Mercury switch

A Single-Pole, Single-Throw (SPST) mercury switch on millimetre graph paper
Another mercury switch design

A mercury switch is a switch which opens and closes an electrical circuit when a small amount of the liquid metal mercury makes contact with metal electrodes to close the circuit. There are several different basic designs (tilt, displacenent, radial, etc.) but they all share the common design strength of non-eroding switch contacts.

The most common is the "mercury tilt switch". It is in one state (open or closed) when tilted one direction with respect to horizontal, and the other state when tilted the other direction. This is what older style thermostats used to turn a heater or air conditioner on or off.

The "mercury displacement switch" uses a 'plunger' dipping into a pool of mercury and thereby causing the level inside the container to rise to an elevated height where at least one electrode is present. This design is currently used as part of relays in industrial applications when high current loads need to be switched frequently. These relays use electromagnetic coils to pull steel sleeves inside hermetically sealed containers.

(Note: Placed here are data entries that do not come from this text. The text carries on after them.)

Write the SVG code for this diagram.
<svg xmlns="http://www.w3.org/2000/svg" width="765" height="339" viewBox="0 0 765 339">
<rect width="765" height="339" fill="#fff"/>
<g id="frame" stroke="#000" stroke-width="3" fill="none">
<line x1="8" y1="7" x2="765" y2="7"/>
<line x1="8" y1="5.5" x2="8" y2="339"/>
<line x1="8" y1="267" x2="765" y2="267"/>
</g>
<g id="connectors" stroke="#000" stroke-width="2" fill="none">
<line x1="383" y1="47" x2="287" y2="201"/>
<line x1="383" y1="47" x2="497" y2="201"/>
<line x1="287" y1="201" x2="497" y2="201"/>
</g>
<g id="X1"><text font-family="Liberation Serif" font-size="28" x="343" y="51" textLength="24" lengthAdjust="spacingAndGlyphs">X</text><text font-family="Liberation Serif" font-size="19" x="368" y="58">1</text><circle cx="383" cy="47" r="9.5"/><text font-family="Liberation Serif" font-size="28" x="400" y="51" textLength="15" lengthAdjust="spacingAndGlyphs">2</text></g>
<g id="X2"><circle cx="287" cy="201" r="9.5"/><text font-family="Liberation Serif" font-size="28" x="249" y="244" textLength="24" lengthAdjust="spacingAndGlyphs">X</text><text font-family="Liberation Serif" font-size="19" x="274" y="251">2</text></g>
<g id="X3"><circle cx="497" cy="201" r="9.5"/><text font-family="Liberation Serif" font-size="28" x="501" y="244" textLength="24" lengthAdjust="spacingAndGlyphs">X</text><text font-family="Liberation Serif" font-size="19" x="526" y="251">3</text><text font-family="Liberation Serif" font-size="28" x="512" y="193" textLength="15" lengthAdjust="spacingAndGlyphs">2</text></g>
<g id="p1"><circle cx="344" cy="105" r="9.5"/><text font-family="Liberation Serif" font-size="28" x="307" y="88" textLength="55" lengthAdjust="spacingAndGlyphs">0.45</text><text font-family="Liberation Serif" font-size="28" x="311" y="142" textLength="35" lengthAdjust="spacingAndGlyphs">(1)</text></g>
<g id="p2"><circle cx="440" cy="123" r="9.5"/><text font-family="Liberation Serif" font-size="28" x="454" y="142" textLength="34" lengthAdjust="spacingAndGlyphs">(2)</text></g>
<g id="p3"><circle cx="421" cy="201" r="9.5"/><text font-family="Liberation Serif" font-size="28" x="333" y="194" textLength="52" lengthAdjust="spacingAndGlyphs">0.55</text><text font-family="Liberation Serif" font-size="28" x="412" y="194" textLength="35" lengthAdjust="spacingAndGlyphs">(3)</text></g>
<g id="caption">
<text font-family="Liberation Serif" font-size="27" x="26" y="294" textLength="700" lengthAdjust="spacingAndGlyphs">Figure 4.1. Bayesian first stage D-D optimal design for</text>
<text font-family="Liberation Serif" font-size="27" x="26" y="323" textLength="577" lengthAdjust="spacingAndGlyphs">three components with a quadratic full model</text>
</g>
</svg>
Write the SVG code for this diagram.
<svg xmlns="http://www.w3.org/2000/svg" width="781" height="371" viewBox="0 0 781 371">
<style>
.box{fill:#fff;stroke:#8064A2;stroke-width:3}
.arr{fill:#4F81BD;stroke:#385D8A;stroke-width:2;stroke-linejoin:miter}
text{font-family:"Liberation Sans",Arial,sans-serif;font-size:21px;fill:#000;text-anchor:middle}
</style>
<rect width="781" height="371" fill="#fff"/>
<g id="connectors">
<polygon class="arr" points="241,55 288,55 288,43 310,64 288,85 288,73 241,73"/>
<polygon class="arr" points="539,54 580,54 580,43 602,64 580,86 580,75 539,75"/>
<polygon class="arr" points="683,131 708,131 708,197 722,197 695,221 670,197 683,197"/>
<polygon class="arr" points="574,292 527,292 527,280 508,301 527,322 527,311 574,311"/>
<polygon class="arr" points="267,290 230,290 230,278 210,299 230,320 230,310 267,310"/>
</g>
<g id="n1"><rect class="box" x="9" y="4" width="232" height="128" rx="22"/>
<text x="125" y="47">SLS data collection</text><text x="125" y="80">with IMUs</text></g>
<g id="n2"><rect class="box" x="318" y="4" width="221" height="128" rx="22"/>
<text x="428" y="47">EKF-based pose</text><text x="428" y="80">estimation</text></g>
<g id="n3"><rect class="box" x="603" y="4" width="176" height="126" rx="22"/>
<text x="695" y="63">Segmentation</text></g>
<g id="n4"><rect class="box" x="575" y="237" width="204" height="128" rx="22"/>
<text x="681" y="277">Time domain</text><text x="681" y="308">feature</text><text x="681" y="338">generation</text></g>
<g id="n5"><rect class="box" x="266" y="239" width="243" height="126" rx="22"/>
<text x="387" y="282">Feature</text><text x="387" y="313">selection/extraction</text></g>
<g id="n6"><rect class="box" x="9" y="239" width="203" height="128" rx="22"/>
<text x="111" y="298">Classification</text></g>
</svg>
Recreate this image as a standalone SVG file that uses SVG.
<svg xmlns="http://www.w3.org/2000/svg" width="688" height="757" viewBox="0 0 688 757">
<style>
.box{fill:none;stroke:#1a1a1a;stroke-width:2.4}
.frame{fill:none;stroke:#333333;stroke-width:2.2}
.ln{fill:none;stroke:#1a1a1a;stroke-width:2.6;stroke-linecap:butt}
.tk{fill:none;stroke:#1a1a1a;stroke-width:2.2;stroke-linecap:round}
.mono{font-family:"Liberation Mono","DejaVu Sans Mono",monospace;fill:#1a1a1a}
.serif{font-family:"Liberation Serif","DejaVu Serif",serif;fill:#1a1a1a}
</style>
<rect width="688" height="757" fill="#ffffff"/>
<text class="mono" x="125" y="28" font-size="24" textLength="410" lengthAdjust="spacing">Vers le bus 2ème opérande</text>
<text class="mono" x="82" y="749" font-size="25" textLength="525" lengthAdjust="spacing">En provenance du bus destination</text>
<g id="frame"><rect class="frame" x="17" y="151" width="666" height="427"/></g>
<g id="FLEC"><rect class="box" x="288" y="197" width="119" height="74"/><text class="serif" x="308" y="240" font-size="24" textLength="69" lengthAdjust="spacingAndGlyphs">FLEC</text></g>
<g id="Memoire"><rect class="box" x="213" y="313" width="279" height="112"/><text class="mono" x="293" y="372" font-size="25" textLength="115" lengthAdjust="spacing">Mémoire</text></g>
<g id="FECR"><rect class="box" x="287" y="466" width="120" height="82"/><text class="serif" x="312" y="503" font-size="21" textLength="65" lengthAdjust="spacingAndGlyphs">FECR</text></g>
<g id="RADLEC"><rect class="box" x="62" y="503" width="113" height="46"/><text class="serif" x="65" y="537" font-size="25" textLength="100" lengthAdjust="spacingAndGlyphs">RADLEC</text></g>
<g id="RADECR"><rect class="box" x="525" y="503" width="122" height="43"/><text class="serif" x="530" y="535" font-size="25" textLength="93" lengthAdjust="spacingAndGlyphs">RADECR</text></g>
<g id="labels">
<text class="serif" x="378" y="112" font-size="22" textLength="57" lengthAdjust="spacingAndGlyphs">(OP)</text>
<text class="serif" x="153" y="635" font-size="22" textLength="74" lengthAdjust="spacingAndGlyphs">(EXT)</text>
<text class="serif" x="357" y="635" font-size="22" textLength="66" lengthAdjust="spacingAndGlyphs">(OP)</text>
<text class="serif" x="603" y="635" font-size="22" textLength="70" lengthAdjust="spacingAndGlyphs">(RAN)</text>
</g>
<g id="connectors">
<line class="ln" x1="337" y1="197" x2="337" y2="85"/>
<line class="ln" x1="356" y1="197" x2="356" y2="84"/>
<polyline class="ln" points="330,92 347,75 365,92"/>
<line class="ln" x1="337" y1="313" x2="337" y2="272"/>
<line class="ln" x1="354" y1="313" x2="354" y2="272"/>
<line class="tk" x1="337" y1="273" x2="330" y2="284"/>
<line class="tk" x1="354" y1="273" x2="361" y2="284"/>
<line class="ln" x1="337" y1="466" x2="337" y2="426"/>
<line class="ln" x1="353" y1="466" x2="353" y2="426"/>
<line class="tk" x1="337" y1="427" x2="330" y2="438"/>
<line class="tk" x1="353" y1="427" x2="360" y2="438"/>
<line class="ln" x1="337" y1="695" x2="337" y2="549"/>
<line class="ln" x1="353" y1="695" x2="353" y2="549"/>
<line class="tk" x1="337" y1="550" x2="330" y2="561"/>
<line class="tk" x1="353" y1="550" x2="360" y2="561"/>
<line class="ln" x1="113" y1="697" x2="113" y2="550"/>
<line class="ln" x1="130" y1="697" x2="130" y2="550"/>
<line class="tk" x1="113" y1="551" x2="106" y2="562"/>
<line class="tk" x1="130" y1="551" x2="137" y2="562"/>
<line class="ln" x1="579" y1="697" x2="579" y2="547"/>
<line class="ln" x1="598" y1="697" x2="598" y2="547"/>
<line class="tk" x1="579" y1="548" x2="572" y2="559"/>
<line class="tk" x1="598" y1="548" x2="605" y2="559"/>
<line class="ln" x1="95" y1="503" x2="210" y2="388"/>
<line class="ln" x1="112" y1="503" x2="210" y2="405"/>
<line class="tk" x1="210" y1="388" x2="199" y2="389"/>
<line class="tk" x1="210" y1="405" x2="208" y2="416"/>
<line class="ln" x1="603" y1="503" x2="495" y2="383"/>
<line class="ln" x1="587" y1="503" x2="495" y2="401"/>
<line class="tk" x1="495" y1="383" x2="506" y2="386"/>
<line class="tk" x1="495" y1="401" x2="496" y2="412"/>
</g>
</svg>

Mercury switches have one or more sets of electrical contacts in a sealed glass envelope which contains a bead of mercury. The envelope may also contain air, an inert gas, or a vacuum. Gravity is constantly pulling the drop of mercury to the lowest point in the envelope. When the switch is tilted in the appropriate direction, the mercury touches a set of contacts, thus completing the electrical circuit through those contacts. Tilting the switch the opposite direction causes the mercury to move away from that set of contacts, thus breaking that circuit.[1] The switch may contain multiple sets of contacts, closing different sets at different angles, allowing, for example, single-pole, double-throw (SPDT) operation.


Advantages of the mercury switch over other types are that the contacts are enclosed, so oxidation of the contact points is unlikely.

In hazardous locations, interrupting the circuit will not emit a spark that can ignite flammable gases.

Contacts stay clean, and even if an internal arc is produced, the contact surfaces are renewed on every operation, so the contacts don't wear out.

Even a small drop of mercury has a low resistance, so switches can carry useful amounts of current in a small size.[2]

The sensitivity of the drop to gravity provides a unique sensing function, and lends itself to simple, low-force mechanisms for manual or automatic operation.

The switches are quiet, as there are no contacts that abruptly snap together.

The mass of the moving mercury drop can provide an over center effect to avoid chattering as the switch is tilted.

Multiple contacts can be included in the envelope for two or more circuits.


Mercury switches have a relatively slow operating rate due to the inertia of the mercury drop, so they are not used when many operating cycles are required per second.[3]

Glass envelopes and wire electrodes may be fragile and require flexible leads to prevent damaging the envelope.

The mercury drop forms a common electrode, so circuits are not reliably isolated from each other if a multipole switch is used.

Mercury switches are sensitive to gravity so may be unsuitable in portable or mobile devices that can change orientation or that vibrate.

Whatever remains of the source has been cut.